The last person to be convicted of the rarely-used law was Rita Lavelle, an EPA official indicted for lying to Congress in 1983.

Despite having been found in contempt, high-profile Democrats including then-Attorney General Eric Holder and IRS chief Lois Lerner were able to dodge accountability during the Obama administration because the Justice Department refused to arraign them.

Former Secretary of State Hillary Clinton, who openly flouted Congressional subpoenas by destroying communications devices with a hammer and bleaching her private e-mail server during an investigation prior to the 2016, was never even brought up on contempt charges, although her campaign IT director, Bryan Pagliano, was considered for them.

Before the judge handed down the sentence Friday, Bannon’s lawyer, David Schoen, gave an impassioned argument railing against the committee and saying Bannon had simply done was his lawyer told him to do under Trump’s executive privilege objections.

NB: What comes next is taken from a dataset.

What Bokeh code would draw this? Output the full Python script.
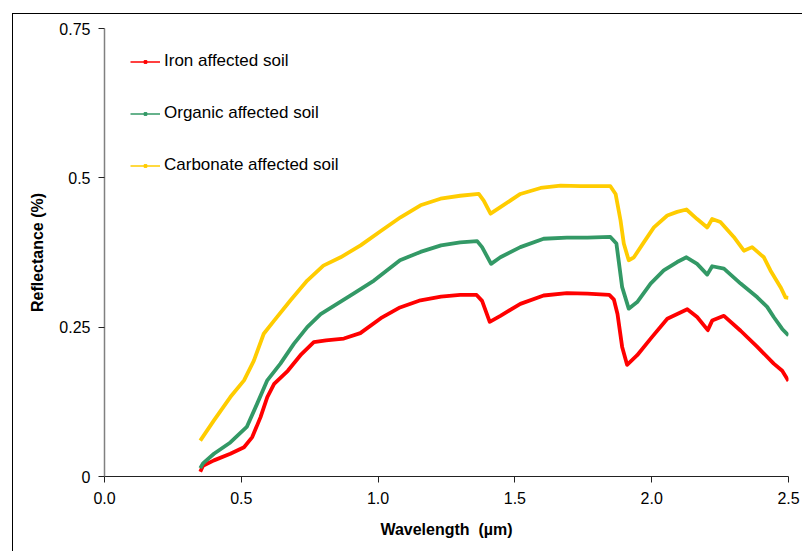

“Quite frankly, Mr. Bannon should make no apology. No American should make any apology for the manner in which Mr. Bannon proceeded in this case,” he said.

Schoen also defended Bannon’s public remarks about the committee: “Telling the truth about this committee or speaking one’s mind about this committee, it’s not only acceptable in this country, it’s an obligation if one believes it to be true,” Schoen said.

Bannon is also facing separate money laundering, fraud and conspiracy charges in New York related to the “We Build the Wall” campaign. Bannon has pleaded not guilty.

Prosecutors say Bannon falsely promised donors that all money would go to constructing a wall at the U.S.–Mexico border, but instead was involved with transferring hundreds of thousands of dollars to third-party entities and using them to funnel payments to two other people involved in the scheme.

Although Trump pardonned him from any wrongdoing at the federal level, corrupt New York prosecutors, led by state Attorney General Letitia James, have routinely abused their power to attack Trump and his allies at the state level, mirroring the strategy of House Democrats and the Biden administration at the federal level.